◆ WHAT IS ASKED
Transcribe everything in the data word for word. Pictures are left out.

◆ INFORMATION SHOWN
◆ ◆ ◆ ◆ ◆ ◆ ◆
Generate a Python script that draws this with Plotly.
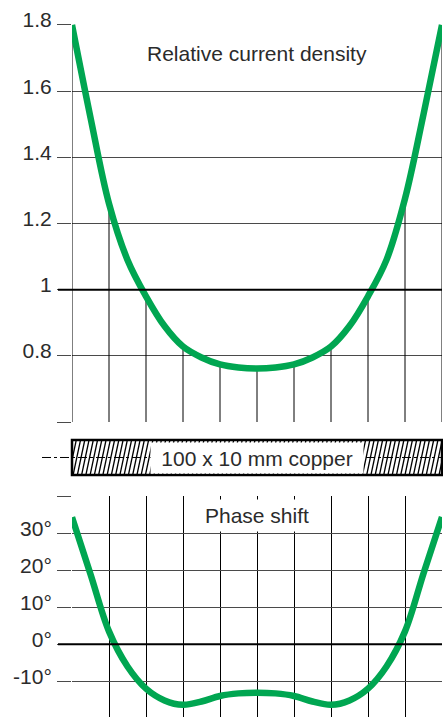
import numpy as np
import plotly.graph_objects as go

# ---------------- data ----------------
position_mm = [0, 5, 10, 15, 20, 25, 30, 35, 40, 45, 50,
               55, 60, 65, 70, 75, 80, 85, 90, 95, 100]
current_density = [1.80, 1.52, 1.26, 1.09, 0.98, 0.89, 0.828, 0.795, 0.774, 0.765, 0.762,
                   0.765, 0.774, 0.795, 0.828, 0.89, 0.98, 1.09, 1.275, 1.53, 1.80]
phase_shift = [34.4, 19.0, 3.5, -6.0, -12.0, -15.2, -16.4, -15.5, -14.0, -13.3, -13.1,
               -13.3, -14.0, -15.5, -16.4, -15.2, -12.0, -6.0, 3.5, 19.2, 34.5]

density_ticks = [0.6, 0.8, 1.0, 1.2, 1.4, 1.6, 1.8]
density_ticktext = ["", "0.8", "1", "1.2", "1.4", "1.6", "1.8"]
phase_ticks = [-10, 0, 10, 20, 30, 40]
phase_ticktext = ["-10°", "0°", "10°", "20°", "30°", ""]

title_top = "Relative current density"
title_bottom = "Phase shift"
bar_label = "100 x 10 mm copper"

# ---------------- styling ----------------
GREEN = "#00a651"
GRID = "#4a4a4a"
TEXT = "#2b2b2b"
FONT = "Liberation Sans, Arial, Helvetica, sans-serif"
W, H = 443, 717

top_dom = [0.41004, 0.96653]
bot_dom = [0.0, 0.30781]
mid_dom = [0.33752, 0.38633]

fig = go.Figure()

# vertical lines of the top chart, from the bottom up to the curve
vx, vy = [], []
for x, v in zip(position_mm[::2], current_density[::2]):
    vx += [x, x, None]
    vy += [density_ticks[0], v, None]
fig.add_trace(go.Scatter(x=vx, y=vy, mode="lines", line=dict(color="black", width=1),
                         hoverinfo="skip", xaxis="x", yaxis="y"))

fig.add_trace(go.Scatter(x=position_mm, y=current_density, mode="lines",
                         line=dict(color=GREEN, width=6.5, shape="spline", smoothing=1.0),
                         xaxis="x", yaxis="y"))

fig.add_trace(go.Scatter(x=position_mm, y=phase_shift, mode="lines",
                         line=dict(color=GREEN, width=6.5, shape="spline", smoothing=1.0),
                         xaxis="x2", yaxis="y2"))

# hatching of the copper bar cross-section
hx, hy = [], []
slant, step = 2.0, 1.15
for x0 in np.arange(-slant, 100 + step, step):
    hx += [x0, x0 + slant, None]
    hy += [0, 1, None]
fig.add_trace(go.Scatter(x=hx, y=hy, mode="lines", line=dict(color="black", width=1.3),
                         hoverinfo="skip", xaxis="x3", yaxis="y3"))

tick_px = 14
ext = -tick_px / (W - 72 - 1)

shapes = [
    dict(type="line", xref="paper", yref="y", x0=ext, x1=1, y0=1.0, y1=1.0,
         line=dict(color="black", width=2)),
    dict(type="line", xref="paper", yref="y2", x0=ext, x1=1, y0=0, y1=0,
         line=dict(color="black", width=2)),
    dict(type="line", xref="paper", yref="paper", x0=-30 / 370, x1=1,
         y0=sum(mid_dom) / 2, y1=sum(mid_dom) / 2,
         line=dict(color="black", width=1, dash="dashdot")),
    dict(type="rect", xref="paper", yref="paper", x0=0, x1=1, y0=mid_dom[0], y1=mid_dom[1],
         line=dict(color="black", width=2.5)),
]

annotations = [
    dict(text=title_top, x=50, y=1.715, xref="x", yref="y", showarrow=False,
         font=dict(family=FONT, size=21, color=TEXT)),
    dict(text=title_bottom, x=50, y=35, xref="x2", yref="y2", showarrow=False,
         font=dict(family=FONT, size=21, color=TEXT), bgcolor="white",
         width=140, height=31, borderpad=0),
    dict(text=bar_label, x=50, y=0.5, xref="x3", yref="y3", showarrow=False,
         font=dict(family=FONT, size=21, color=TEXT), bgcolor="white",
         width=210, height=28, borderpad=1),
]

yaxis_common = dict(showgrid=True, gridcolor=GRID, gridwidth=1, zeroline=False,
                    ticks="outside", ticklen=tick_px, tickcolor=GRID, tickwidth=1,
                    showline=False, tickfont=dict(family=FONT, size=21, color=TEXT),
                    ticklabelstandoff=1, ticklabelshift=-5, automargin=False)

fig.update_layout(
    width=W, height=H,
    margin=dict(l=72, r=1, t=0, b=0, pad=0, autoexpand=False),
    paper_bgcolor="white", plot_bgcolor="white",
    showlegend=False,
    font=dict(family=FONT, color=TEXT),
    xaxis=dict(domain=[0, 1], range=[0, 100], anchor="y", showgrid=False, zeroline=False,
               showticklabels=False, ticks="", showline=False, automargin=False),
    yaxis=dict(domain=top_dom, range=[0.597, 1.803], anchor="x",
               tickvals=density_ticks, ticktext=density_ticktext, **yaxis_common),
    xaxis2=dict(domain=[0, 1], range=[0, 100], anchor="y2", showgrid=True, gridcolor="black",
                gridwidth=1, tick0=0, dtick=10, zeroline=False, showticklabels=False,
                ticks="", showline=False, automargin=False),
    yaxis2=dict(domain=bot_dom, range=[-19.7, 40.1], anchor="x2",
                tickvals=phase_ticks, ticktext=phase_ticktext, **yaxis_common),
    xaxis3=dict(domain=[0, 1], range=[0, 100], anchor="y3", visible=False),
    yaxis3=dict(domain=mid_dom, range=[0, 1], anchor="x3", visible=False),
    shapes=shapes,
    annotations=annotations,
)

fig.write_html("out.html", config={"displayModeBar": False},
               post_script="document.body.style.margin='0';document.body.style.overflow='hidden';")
◆ ◆ ◆ ◆ ◆ ◆ ◆
◆ SOLUTION FOR THIS PROBLEM
Generate a Python script that draws this with Plotly.
import numpy as np
import plotly.graph_objects as go

# ---------------- data ----------------
position_mm = [0, 5, 10, 15, 20, 25, 30, 35, 40, 45, 50,
               55, 60, 65, 70, 75, 80, 85, 90, 95, 100]
current_density = [1.80, 1.52, 1.26, 1.09, 0.98, 0.89, 0.828, 0.795, 0.774, 0.765, 0.762,
                   0.765, 0.774, 0.795, 0.828, 0.89, 0.98, 1.09, 1.275, 1.53, 1.80]
phase_shift = [34.4, 19.0, 3.5, -6.0, -12.0, -15.2, -16.4, -15.5, -14.0, -13.3, -13.1,
               -13.3, -14.0, -15.5, -16.4, -15.2, -12.0, -6.0, 3.5, 19.2, 34.5]

density_ticks = [0.6, 0.8, 1.0, 1.2, 1.4, 1.6, 1.8]
density_ticktext = ["", "0.8", "1", "1.2", "1.4", "1.6", "1.8"]
phase_ticks = [-10, 0, 10, 20, 30, 40]
phase_ticktext = ["-10°", "0°", "10°", "20°", "30°", ""]

title_top = "Relative current density"
title_bottom = "Phase shift"
bar_label = "100 x 10 mm copper"

# ---------------- styling ----------------
GREEN = "#00a651"
GRID = "#4a4a4a"
TEXT = "#2b2b2b"
FONT = "Liberation Sans, Arial, Helvetica, sans-serif"
W, H = 443, 717

top_dom = [0.41004, 0.96653]
bot_dom = [0.0, 0.30781]
mid_dom = [0.33752, 0.38633]

fig = go.Figure()

# vertical lines of the top chart, from the bottom up to the curve
vx, vy = [], []
for x, v in zip(position_mm[::2], current_density[::2]):
    vx += [x, x, None]
    vy += [density_ticks[0], v, None]
fig.add_trace(go.Scatter(x=vx, y=vy, mode="lines", line=dict(color="black", width=1),
                         hoverinfo="skip", xaxis="x", yaxis="y"))

fig.add_trace(go.Scatter(x=position_mm, y=current_density, mode="lines",
                         line=dict(color=GREEN, width=6.5, shape="spline", smoothing=1.0),
                         xaxis="x", yaxis="y"))

fig.add_trace(go.Scatter(x=position_mm, y=phase_shift, mode="lines",
                         line=dict(color=GREEN, width=6.5, shape="spline", smoothing=1.0),
                         xaxis="x2", yaxis="y2"))

# hatching of the copper bar cross-section
hx, hy = [], []
slant, step = 2.0, 1.15
for x0 in np.arange(-slant, 100 + step, step):
    hx += [x0, x0 + slant, None]
    hy += [0, 1, None]
fig.add_trace(go.Scatter(x=hx, y=hy, mode="lines", line=dict(color="black", width=1.3),
                         hoverinfo="skip", xaxis="x3", yaxis="y3"))

tick_px = 14
ext = -tick_px / (W - 72 - 1)

shapes = [
    dict(type="line", xref="paper", yref="y", x0=ext, x1=1, y0=1.0, y1=1.0,
         line=dict(color="black", width=2)),
    dict(type="line", xref="paper", yref="y2", x0=ext, x1=1, y0=0, y1=0,
         line=dict(color="black", width=2)),
    dict(type="line", xref="paper", yref="paper", x0=-30 / 370, x1=1,
         y0=sum(mid_dom) / 2, y1=sum(mid_dom) / 2,
         line=dict(color="black", width=1, dash="dashdot")),
    dict(type="rect", xref="paper", yref="paper", x0=0, x1=1, y0=mid_dom[0], y1=mid_dom[1],
         line=dict(color="black", width=2.5)),
]

annotations = [
    dict(text=title_top, x=50, y=1.715, xref="x", yref="y", showarrow=False,
         font=dict(family=FONT, size=21, color=TEXT)),
    dict(text=title_bottom, x=50, y=35, xref="x2", yref="y2", showarrow=False,
         font=dict(family=FONT, size=21, color=TEXT), bgcolor="white",
         width=140, height=31, borderpad=0),
    dict(text=bar_label, x=50, y=0.5, xref="x3", yref="y3", showarrow=False,
         font=dict(family=FONT, size=21, color=TEXT), bgcolor="white",
         width=210, height=28, borderpad=1),
]

yaxis_common = dict(showgrid=True, gridcolor=GRID, gridwidth=1, zeroline=False,
                    ticks="outside", ticklen=tick_px, tickcolor=GRID, tickwidth=1,
                    showline=False, tickfont=dict(family=FONT, size=21, color=TEXT),
                    ticklabelstandoff=1, ticklabelshift=-5, automargin=False)

fig.update_layout(
    width=W, height=H,
    margin=dict(l=72, r=1, t=0, b=0, pad=0, autoexpand=False),
    paper_bgcolor="white", plot_bgcolor="white",
    showlegend=False,
    font=dict(family=FONT, color=TEXT),
    xaxis=dict(domain=[0, 1], range=[0, 100], anchor="y", showgrid=False, zeroline=False,
               showticklabels=False, ticks="", showline=False, automargin=False),
    yaxis=dict(domain=top_dom, range=[0.597, 1.803], anchor="x",
               tickvals=density_ticks, ticktext=density_ticktext, **yaxis_common),
    xaxis2=dict(domain=[0, 1], range=[0, 100], anchor="y2", showgrid=True, gridcolor="black",
                gridwidth=1, tick0=0, dtick=10, zeroline=False, showticklabels=False,
                ticks="", showline=False, automargin=False),
    yaxis2=dict(domain=bot_dom, range=[-19.7, 40.1], anchor="x2",
                tickvals=phase_ticks, ticktext=phase_ticktext, **yaxis_common),
    xaxis3=dict(domain=[0, 1], range=[0, 100], anchor="y3", visible=False),
    yaxis3=dict(domain=mid_dom, range=[0, 1], anchor="x3", visible=False),
    shapes=shapes,
    annotations=annotations,
)

fig.write_html("out.html", config={"displayModeBar": False},
               post_script="document.body.style.margin='0';document.body.style.overflow='hidden';")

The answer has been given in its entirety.